Single by Bliss n Eso

from the album Circus in the Sky
- Released: 11 November 2013
- Recorded: 2013
- Genre: Hip-hop
- Length: 3:37
- Label: Illusive Sounds
- Songwriter(s): Max McKinnon, Matthew Kirk, Jonathan Notley, Ebony West, Nigel Kirk

Bliss n Eso singles chronology
| "Act Your Age" (2013) | "My Life" (2013) | "I Am Somebody" (2014) |

= My Life (Bliss n Eso song) =

"My Life" is a song by Australian hip-hop group Bliss n Eso, with guest vocals performed by American recording artist, Ceekay Jones.
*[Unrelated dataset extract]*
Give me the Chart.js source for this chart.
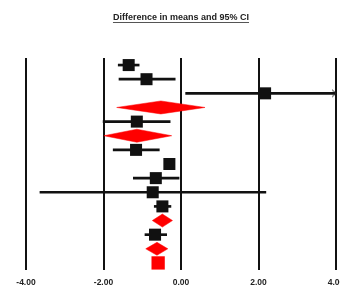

Written by Max McKinnon, Matthew Kirk, Jonathan Notley, Ebony West (Runway Star) and Nigel Kirk, the song was first released in November 2013 as the fifth single from Bliss n Eso's fifth studio album, Circus in the Sky (2013).

== Background and release ==
In late 2012, Bliss n Eso began recording material for their fifth studio album, Circus in the Sky (2013) in Australia and Los Angeles, with the goal of "creating their most electric and progressive album to date". After touring North America and visiting Afghanistan to perform for Australian troops, Bliss N Eso released "My Life" as the fifth single from their aforementioned album in November 2013.

== Music video ==
The song's accompanying music video, which runs for four minutes and forty-nine seconds was directed by Allan Hardy. While the video contains footage from Bliss n Eso's visit to Canada and the United States, it mostly centres on Australian freestyle motocross racer, Cam Sinclair. The video chronicles Sinclair's life-threatening accident at the 2009 Red Bull X Fighters Freestyle Motocross event in Madrid, Spain, the rehabilitation and training he undergoes in the aftermath of this accident and his subsequent return to competition at the 2010 X Games in Los Angeles. In addition to Sinclair, the video also features appearances from a number of other athletes including, Robbie Maddison, TJ Lavin, Aaron "Wheelz" Fotheringham, Jaie Toohey, Cam White and James Doerfling among others.

==Track listing==
- Digital download

| No. | Title | Length |
|---|---|---|
| 1. | "My Life" (featuring Ceekay Jones) | 3:37 |

== Chart performance ==
"My Life" debuted at number forty-six on the Australian ARIA singles chart and eventually peaked at number twenty-six, becoming Bliss N Eso's highest charting single to date. It was certified double platinum by the Australian Recording Industry Association (ARIA) for sales in excess of 140,000 equivalent units.

==Charts==

| Chart (2014) | Peak position |
|---|---|
| Australia (ARIA) | 26 |
| Australian Artist Singles Chart (ARIA) | 4 |
| Australian Digital Tracks Chart (ARIA) | 29 |
| Australian Urban Singles Chart (ARIA) | 5 |

==Certifications==

| Region | Certification | Certified units/sales |
| Australia (ARIA) | 2× Platinum | 140,000^{‡} |
^{‡} Sales+streaming figures based on certification alone.